Bofetada a mano abierta

Foto: Counselling (Cape Town/South Africa)



¡Es que a mi padre no lo veo mucho!.

Con cincuenta y tantos (muy tantos) el hombre está harto (muy harto) de que no se molesten ni en leerle no ya el curriculum, sino una simple solicitud de trabajo.
La precariedad es la norma de su día a día laboral. El miedo su ya eterno compañero y la humillación es como una nube sucia que camina a su mismo compás y sobre su cabeza.

¡Es que mi padre llega muy tarde!

Que un crío, apenas adolescente, haya terminado por digerir esta común tragedia familiar es algo indecente y vergonzante para toda la sociedad. Y no olvidemos que estamos en un Estado de Derecho. Ese Estado de Derecho que muchos defendemos porque nos hemos instruido en sus normas, formado en su poso de fortaleza histórica y porque nos metimos entre pecho y espalda los fundamentos mismos del Derecho Natural, donde se encuentra la esencia misma de la justicia. Pero yo mismo, ayer, lo puse todo en tela de juicio...

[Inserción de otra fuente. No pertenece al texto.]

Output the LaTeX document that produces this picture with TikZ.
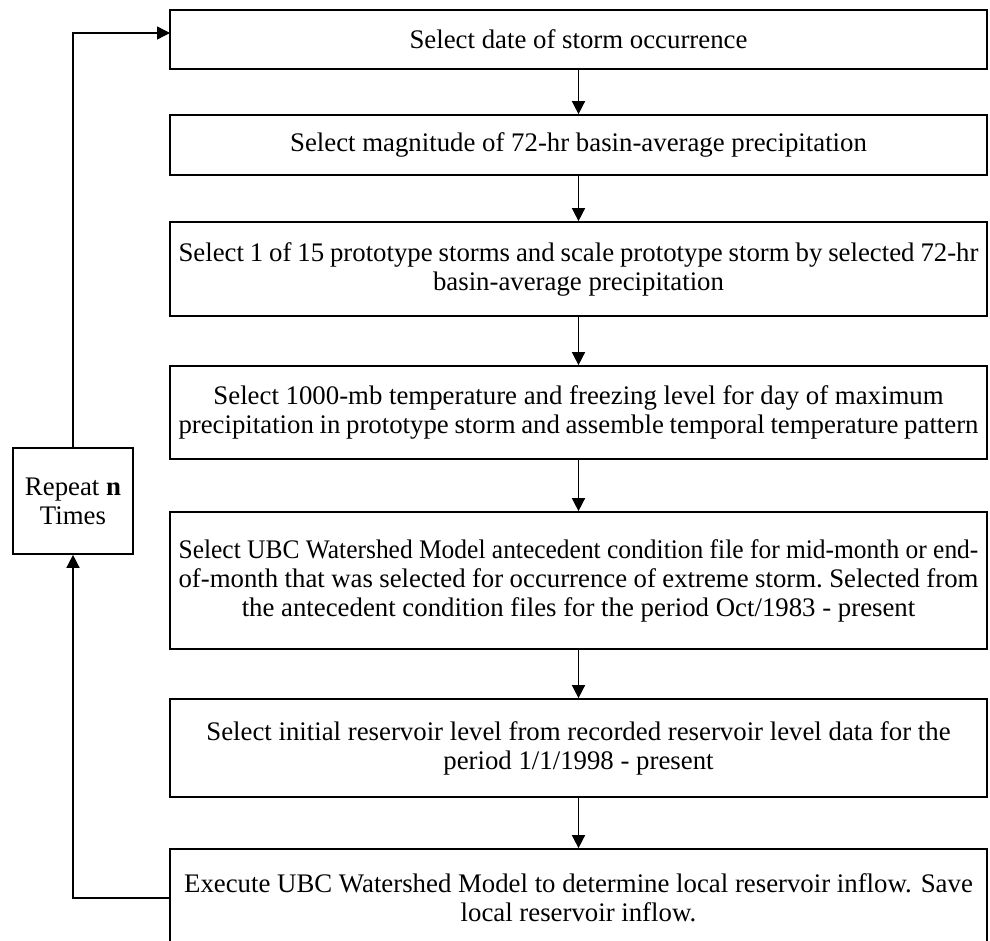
\documentclass[tikz,border=0pt]{standalone}
\usepackage{fontspec}
\usepackage{graphicx}
\setmainfont{Liberation Serif}
\usetikzlibrary{arrows.meta}
\newcommand{\jline}[1]{\makebox[800pt][s]{\spaceskip=0.08em plus 1em\relax\xspaceskip=0.08em plus 1em\relax #1}}
\newcommand{\narrowline}[1]{\scalebox{0.95}[1]{#1}}
\begin{document}
\begin{tikzpicture}[x=1pt,y=-1pt,
  flowbox/.style={draw, line width=1.7pt, minimum width=817pt, align=center,
    font=\fontsize{26.8}{29}\selectfont, inner sep=0pt},
  repbox/.style={draw, line width=1.7pt, minimum width=120pt, minimum height=106pt,
    align=center, font=\fontsize{26.8}{29}\selectfont, inner sep=0pt},
  flowarrow/.style={-{Triangle[length=13pt,width=13pt]}, line width=1.5pt}]
\useasboundingbox (0,0) rectangle (990,941);
\node[flowbox, minimum height=59pt] (b1) at (578.5,39.5) {Select date of storm occurrence};
\node[flowbox, minimum height=60pt] (b2) at (578.5,145) {Select magnitude of 72-hr basin-average precipitation};
\node[flowbox, minimum height=94pt] (b3) at (578.5,269) {\jline{Select 1 of 15 prototype storms and scale prototype storm by selected 72-hr}\\basin-average precipitation};
\node[flowbox, minimum height=93pt] (b4) at (578.5,412.5) {Select 1000-mb temperature and freezing level for day of maximum\\\jline{precipitation in prototype storm and assemble temporal temperature pattern}};
\node[flowbox, minimum height=137pt] (b5) at (578.5,580.5) {\narrowline{Select UBC Watershed Model antecedent condition file for mid-month or end-}\\\jline{of-month that was selected for occurrence of extreme storm. Selected from}\\the antecedent condition files for the period Oct/1983 - present};
\node[flowbox, minimum height=98pt] (b6) at (578.5,748) {Select initial reservoir level from recorded reservoir level data for the\\period 1/1/1998 - present};
\node[flowbox, minimum height=98pt] (b7) at (578.5,898) {Execute UBC Watershed Model to determine local reservoir inflow. Save\\local reservoir inflow.};
\node[repbox] (rep) at (73,501) {Repeat \textbf{n}\\Times};
\coordinate (top) at (170,33);
\draw[flowarrow] (b1.south) -- (b2.north);
\draw[flowarrow] (b2.south) -- (b3.north);
\draw[flowarrow] (b3.south) -- (b4.north);
\draw[flowarrow] (b4.south) -- (b5.north);
\draw[flowarrow] (b5.south) -- (b6.north);
\draw[flowarrow] (b6.south) -- (b7.north);
\draw[flowarrow] (b7.west) -| (rep.south);
\draw[flowarrow] (rep.north) |- (top);
\end{tikzpicture}
\end{document}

¡Mi padre no gana mucho, pero es lo único que hay y no puede dejarlo porque no va a encontrar otra cosa. Dice que se tiene que conformar con eso... por nosotros!

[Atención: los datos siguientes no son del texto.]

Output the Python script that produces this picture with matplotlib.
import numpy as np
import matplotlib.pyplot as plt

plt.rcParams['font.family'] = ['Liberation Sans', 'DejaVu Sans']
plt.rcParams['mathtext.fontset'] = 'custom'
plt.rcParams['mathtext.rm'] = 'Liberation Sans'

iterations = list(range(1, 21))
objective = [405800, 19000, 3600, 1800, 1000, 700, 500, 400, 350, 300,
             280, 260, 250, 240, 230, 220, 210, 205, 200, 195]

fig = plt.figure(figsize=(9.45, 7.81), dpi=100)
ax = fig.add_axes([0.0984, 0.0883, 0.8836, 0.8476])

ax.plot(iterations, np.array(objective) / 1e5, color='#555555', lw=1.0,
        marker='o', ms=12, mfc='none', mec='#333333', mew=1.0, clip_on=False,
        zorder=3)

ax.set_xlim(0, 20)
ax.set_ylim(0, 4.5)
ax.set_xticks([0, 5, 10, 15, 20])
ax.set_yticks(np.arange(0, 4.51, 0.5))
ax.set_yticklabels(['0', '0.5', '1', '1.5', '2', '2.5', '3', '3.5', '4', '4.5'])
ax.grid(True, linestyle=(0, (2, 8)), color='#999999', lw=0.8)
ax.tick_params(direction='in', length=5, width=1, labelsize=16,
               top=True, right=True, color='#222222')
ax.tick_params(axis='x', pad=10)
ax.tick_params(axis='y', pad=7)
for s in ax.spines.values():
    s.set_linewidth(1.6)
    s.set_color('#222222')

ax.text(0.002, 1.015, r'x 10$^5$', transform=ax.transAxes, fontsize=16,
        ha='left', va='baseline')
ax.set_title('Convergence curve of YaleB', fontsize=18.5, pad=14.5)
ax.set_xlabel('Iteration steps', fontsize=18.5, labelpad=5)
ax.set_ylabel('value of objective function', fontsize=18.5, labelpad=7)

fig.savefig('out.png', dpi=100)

A saber qué se pasará por la cabeza del padre cuando llegue, cada noche, y el chaval esté en el séptimo sueño. Pero el chaval no es tonto, al contrario. Ha convertido la renuncia a las cosas y disfrutes más elementales (que deberían ser irrenunciables a cierta edad) en algo normal y lógico; porque sabe perfectamente qué pasa y qué puede pasar (a peor, lógicamente) en casa. Eso implica NO a salidas, NO a viajes de estudios, NO a celebraciones de compañeros. NO y NO. Lo de apretarse el cinturón no es una metáfora, es un estilo de vida para él y muchas familias... algunas de ellas viven cerca de vosotros, en la puerta de al lado... pero jamás lo sabréis.

“Mi padre lo hace muy bien todo... se merece una oportunidad y un trabajo de verdad, no uno como el que tiene”

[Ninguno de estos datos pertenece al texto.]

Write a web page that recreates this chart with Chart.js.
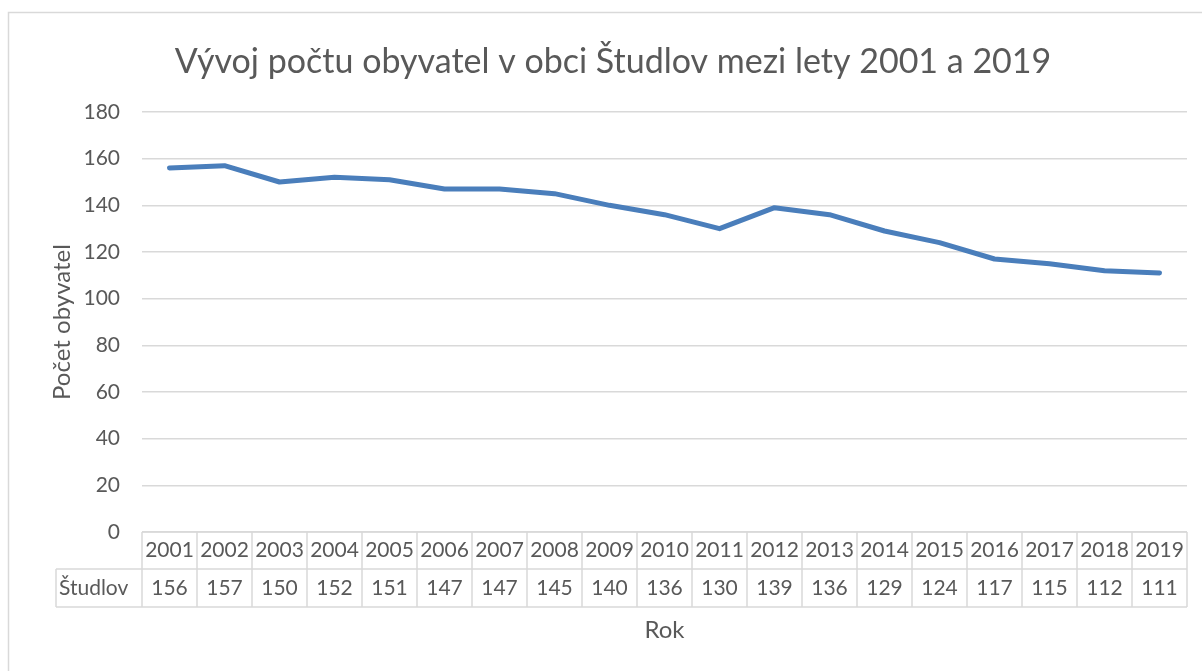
<!DOCTYPE html>
<html>
<head>
<meta charset="utf-8">
<script src="https://cdn.jsdelivr.net/npm/chart.js@4"></script>
<style>
  body { margin: 0; background: #fff; }
  canvas { display: block; }
</style>
</head>
<body>
<canvas id="chart" width="1202" height="671"></canvas>
<script>
// data
const years = ['2001', '2002', '2003', '2004', '2005', '2006', '2007', '2008', '2009', '2010',
  '2011', '2012', '2013', '2014', '2015', '2016', '2017', '2018', '2019'];
const population = [156, 157, 150, 152, 151, 147, 147, 145, 140, 136, 130, 139, 136, 129, 124, 117, 115, 112, 111];
const seriesName = 'Študlov';
const chartTitle = 'Vývoj počtu obyvatel v obci Študlov mezi lety 2001 a 2019';
const yTitle = 'Počet obyvatel';
const xTitle = 'Rok';

const textColor = '#595959';
const lineColor = '#d9d9d9';
const fontFamily = 'Lato, "Open Sans", sans-serif';

// border, title and the data table under the axis
const excelBits = {
  id: 'excelBits',
  afterDraw(chart) {
    const ctx = chart.ctx;
    const x = chart.scales.x;
    const area = chart.chartArea;
    const half = (x.getPixelForValue(1) - x.getPixelForValue(0)) / 2;

    ctx.save();
    ctx.strokeStyle = lineColor;
    ctx.lineWidth = 1.5;
    ctx.strokeRect(8.5, 12.5, 1300, 700);

    ctx.fillStyle = textColor;
    ctx.textAlign = 'center';
    ctx.textBaseline = 'middle';
    ctx.font = '34px ' + fontFamily;
    ctx.fillText(chartTitle, 613, 62);

    const row1 = area.bottom;
    const row2 = row1 + 37;
    const row3 = row2 + 38;
    const labelLeft = 56;

    ctx.beginPath();
    ctx.moveTo(area.left, row1); ctx.lineTo(area.right, row1);
    ctx.moveTo(labelLeft, row2); ctx.lineTo(area.right, row2);
    ctx.moveTo(labelLeft, row3); ctx.lineTo(area.right, row3);
    ctx.moveTo(labelLeft, row2); ctx.lineTo(labelLeft, row3);
    years.forEach((y, i) => {
      const px = x.getPixelForValue(i);
      ctx.moveTo(px - half, row1); ctx.lineTo(px - half, row3);
    });
    ctx.moveTo(area.right, row1); ctx.lineTo(area.right, row3);
    ctx.stroke();

    ctx.font = '21px ' + fontFamily;
    years.forEach((y, i) => {
      const px = x.getPixelForValue(i);
      ctx.fillText(y, px, (row1 + row2) / 2);
      ctx.fillText(String(population[i]), px, (row2 + row3) / 2);
    });
    ctx.textAlign = 'left';
    ctx.fillText(seriesName, labelLeft + 3, (row2 + row3) / 2);

    ctx.textAlign = 'center';
    ctx.font = '24px ' + fontFamily;
    ctx.fillText(xTitle, (area.left + area.right) / 2, 630);
    ctx.restore();
  }
};

new Chart(document.getElementById('chart'), {
  type: 'line',
  data: {
    labels: years,
    datasets: [{
      label: seriesName,
      data: population,
      borderColor: '#4a7ebb',
      borderWidth: 5,
      borderCapStyle: 'round',
      borderJoinStyle: 'round',
      pointRadius: 0,
      tension: 0
    }]
  },
  options: {
    responsive: false,
    animation: false,
    layout: { padding: { top: 112, right: 15, bottom: 139, left: 0 } },
    plugins: {
      legend: { display: false },
      title: { display: false },
      tooltip: { enabled: false }
    },
    scales: {
      x: {
        display: false,
        offset: true
      },
      y: {
        min: 0,
        max: 180,
        ticks: { stepSize: 20, padding: 22, color: textColor, font: { family: fontFamily, size: 21 } },
        grid: { color: lineColor, lineWidth: 1.5, drawTicks: false },
        border: { display: false },
        title: {
          display: true,
          text: yTitle,
          color: textColor,
          font: { family: fontFamily, size: 24 },
          padding: { top: 48, bottom: 0 }
        },
        afterFit(scale) { scale.width = 142; }
      }
    }
  },
  plugins: [excelBits]
});
</script>
</body>
</html>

¿Os suena a algo?. El día entero, enterito. Sin descansos (tal vez renunció a ellos porque no puede permitirse ese lujo). No hace falta mucho para entrever que ni el sueldo va en consonancia con tamaño sacrificio ni la dignidad personal puede levantar cabeza más de dos centímetros por encima del suelo. Siempre me llamó la atención cómo, en Madrid, muchísimos bares y restaurantes emblemáticos son atendidos por camareros y maîtres cuya media de edad supera, y con creces, los cincuenta y tantos (y muchos tantos). Profesionales como la copa de un pino cuya experiencia, educación y mano izquierda mantienen el listón muy alto en esos negocios, a los que dan relumbrón y caché con su sola presencia. Pero a Fermín (le pongo mi nombre, pero es otro lógicamente) le da vergüenza pedir trabajo en otros trabajos, harto ya de las miradas inquisitivas y/o despectivas.

Mi padre... ¡pero no se lo contéis a nadie!

Pero yo si me enteré. Porque la franqueza juvenil es apabullante y ruidosa frente al silencio cómplice de una sociedad que ensalza la mediocridad, la inmediatez, la vulgaridad y el mínimo esfuerzo. Somos cooperadores necesarios de la injusticia social, cómplices dolosos del desprecio a las personas sencillas y trabajadoras. Pero yo no me callo. Lo cuento porque desde que llegó a mis oídos esta historia, que me sentó como una bofetada a mano abierta, no paro de maldecir al sistema y a todos los que han negado y están negando a Fermín (digamos que se llama así) el pasado, el presente y el futuro de él y de toda su familia. No todos son así, y buena fe que doy personalmente de ello, pero este país está lleno de empresarios con muy buena cabeza aunque con el corazón del calibre de una aceituna.

“Mi padre... bueno, mi padre es mi héroe”.